Understanding White-Collar Crime Dynamics and Corporate Accountability
1. White-Collar Crime Context
Why can white-collar crime not be understood solely by analyzing the illegal act?
White-collar crime cannot be understood solely by the illegal act because its definition is closely linked to the author’s social, economic, and organizational status. These crimes are committed by individuals who hold positions of power or trust within organizations, which enables them to access resources, information, and opportunities not available to others.
Furthermore, the organizational context is fundamental: many illicit behaviors are normalized within the corporate culture and are presented as legitimate business decisions. Therefore, white-collar crime involves not only a legal violation but also an abuse of power and trust, which requires a structural analysis, not merely an individual one.

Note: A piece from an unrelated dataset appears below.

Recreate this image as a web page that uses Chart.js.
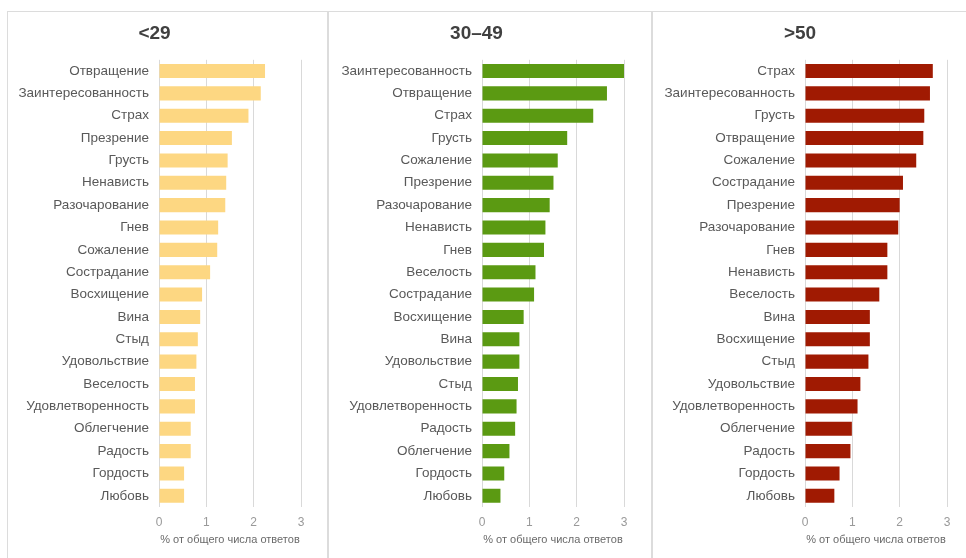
<!DOCTYPE html>
<html>
<head>
<meta charset="utf-8">
<script src="https://cdn.jsdelivr.net/npm/chart.js@4"></script>
<style>
  html, body { margin: 0; padding: 0; background: #fff; }
  body { width: 966px; height: 558px; position: relative; overflow: hidden; }
  .panel { position: absolute; top: 12px; height: 546px; }
  .rule { position: absolute; background: #dcdcdc; }
</style>
</head>
<body>
<div class="rule" style="left:7px; top:11px; width:959px; height:1px;"></div>
<div class="rule" style="left:7px; top:11px; width:1px; height:547px;"></div>
<div class="rule" style="left:327px; top:11px; width:2px; height:547px;"></div>
<div class="rule" style="left:651px; top:11px; width:2px; height:547px;"></div>

<div class="panel" style="left:8px; width:319px;"><canvas id="c1"></canvas></div>
<div class="panel" style="left:329px; width:322px;"><canvas id="c2"></canvas></div>
<div class="panel" style="left:653px; width:313px;"><canvas id="c3"></canvas></div>

<script>
// age group <29
const labels29 = ['Отвращение', 'Заинтересованность', 'Страх', 'Презрение', 'Грусть', 'Ненависть',
  'Разочарование', 'Гнев', 'Сожаление', 'Сострадание', 'Восхищение', 'Вина', 'Стыд', 'Удовольствие',
  'Веселость', 'Удовлетворенность', 'Облегчение', 'Радость', 'Гордость', 'Любовь'];
const values29 = [2.24, 2.15, 1.89, 1.54, 1.45, 1.42, 1.40, 1.25, 1.23, 1.08, 0.91, 0.87, 0.82, 0.79,
  0.76, 0.76, 0.67, 0.67, 0.53, 0.53];

// age group 30-49
const labels3049 = ['Заинтересованность', 'Отвращение', 'Страх', 'Грусть', 'Сожаление', 'Презрение',
  'Разочарование', 'Ненависть', 'Гнев', 'Веселость', 'Сострадание', 'Восхищение', 'Вина', 'Удовольствие',
  'Стыд', 'Удовлетворенность', 'Радость', 'Облегчение', 'Гордость', 'Любовь'];
const values3049 = [3.15, 2.64, 2.35, 1.80, 1.60, 1.51, 1.43, 1.34, 1.31, 1.13, 1.10, 0.88, 0.79, 0.79,
  0.76, 0.73, 0.70, 0.58, 0.47, 0.39];

// age group >50
const labels50 = ['Страх', 'Заинтересованность', 'Грусть', 'Отвращение', 'Сожаление', 'Сострадание',
  'Презрение', 'Разочарование', 'Гнев', 'Ненависть', 'Веселость', 'Вина', 'Восхищение', 'Стыд',
  'Удовольствие', 'Удовлетворенность', 'Облегчение', 'Радость', 'Гордость', 'Любовь'];
const values50 = [2.70, 2.64, 2.52, 2.50, 2.35, 2.07, 2.00, 1.97, 1.74, 1.74, 1.57, 1.37, 1.37, 1.34,
  1.17, 1.11, 0.99, 0.96, 0.73, 0.62];

const xTicks = [0, 1, 2, 3];
const axisTitle = '% от общего числа ответов';

Chart.defaults.font.family = '"Liberation Sans", Arial, sans-serif';

function makeChart(id, title, labels, values, color, yWidth, rightPad) {
  const ctx = document.getElementById(id).getContext('2d');
  return new Chart(ctx, {
    type: 'bar',
    data: {
      labels: labels,
      datasets: [{
        data: values,
        backgroundColor: color,
        borderWidth: 0,
        barPercentage: 0.63,
        categoryPercentage: 1.0,
      }],
    },
    options: {
      indexAxis: 'y',
      responsive: true,
      maintainAspectRatio: false,
      animation: false,
      layout: { padding: { left: 0, right: rightPad, top: 0, bottom: 0 } },
      plugins: {
        legend: { display: false },
        tooltip: { enabled: false },
        title: {
          display: true,
          text: title,
          color: '#404040',
          font: { size: 19, weight: 'bold' },
          padding: { top: 10, bottom: 15 },
        },
      },
      scales: {
        x: {
          min: 0,
          max: 3,
          afterBuildTicks: (scale) => { scale.ticks = xTicks.map(v => ({ value: v })); },
          afterFit: (scale) => { scale.height = 51; },
          grid: { color: '#d9d9d9', drawTicks: false },
          border: { display: false },
          ticks: { color: '#999999', font: { size: 12 }, padding: 8 },
          title: {
            display: true,
            text: axisTitle,
            color: '#6a6a6a',
            font: { size: 11 },
            padding: { top: 0, bottom: 11 },
          },
        },
        y: {
          afterFit: (scale) => { scale.width = yWidth; },
          grid: { display: false, drawTicks: false },
          border: { display: false },
          ticks: { color: '#595959', font: { size: 13.5 }, padding: 10, autoSkip: false },
        },
      },
    },
  });
}

makeChart('c1', '<29', labels29, values29, '#fdd782', 151, 26);
makeChart('c2', '30–49', labels3049, values3049, '#5b9a12', 153, 27);
makeChart('c3', '>50', labels50, values50, '#a01a02', 152, 19);
</script>
</body>
</html>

2. Types of Crime and Motivation
The Main Difference Between Crimes of Necessity and Crimes of Privilege
The main difference between crimes committed out of necessity and crimes committed from positions of privilege lies in motivation:
- Crimes of necessity are committed because the person has no other way to survive, for example, due to poverty or social exclusion.
- Crimes committed from positions of privilege are not committed out of necessity, but to gain more money, maintain advantages, or preserve power, even though the person already has sufficient resources.
3. Visibility and Enforcement of the Law
Why Some Crimes Are More Visible and Easier to Prosecute
Some crimes are more visible because they are simple, direct, and occur in public spaces. This facilitates their detection, reporting, and investigation. They usually have clearly identifiable victims and a direct relationship between the perpetrator and the harm caused. In contrast, corporate crimes are complex, technical, and occur within opaque organizational structures. This makes it difficult to identify those responsible, gather evidence, and attribute criminal liability.
How Organizational Complexity Affects the Criminal Response
Organizational complexity slows down and weakens the response of the criminal justice system, as responsibility is fragmented, making it difficult to prove intent and requiring specialized technical knowledge. As a consequence, law enforcement tends to be less immediate and less severe.
4. Corporate Compliance
What Makes a Compliance Program Truly Effective?
It works when the company genuinely wants to prevent crimes, not just comply with the law in appearance. This means that management is involved, there are real controls in place, and illegal conduct is sanctioned. The effectiveness of compliance depends on a genuine commitment to prevention, not just to the reduction of criminal liability.
Why Can Symbolic Compliance Fail?
Because it exists only to give the appearance that the company is complying with the law, but it doesn’t change the way it actually operates. If there is no internal commitment, the crime continues to occur.
5. Victims and Harm
Why Are Victims of Corporate Crime Often Less Visible?
Because the harm typically doesn’t affect just one person, but many people or society as a whole (consumers, workers, the State, or the environment). Furthermore, the harm may appear over time, making it not immediately noticeable.
How Can Damage Exist Even If It Isn’t Immediately Evident?
Harm exists because it affects collective rights, resources, or assets, even if it is not directly perceived. For example, tax fraud harms the state and society, even though it does not produce an individual victim concrete at the time of the offense.
6. Prevention Strategies
A Realistic Strategy to Prevent Corporate Crime
A realistic strategy is to strengthen effective internal controls, combined with transparency, independent audits, and accountability mechanisms.
Why Should Prevention Address Organizational Practices?
Because corporate crime is not only the result of individual decisions, but of structures, incentives, and corporate cultures.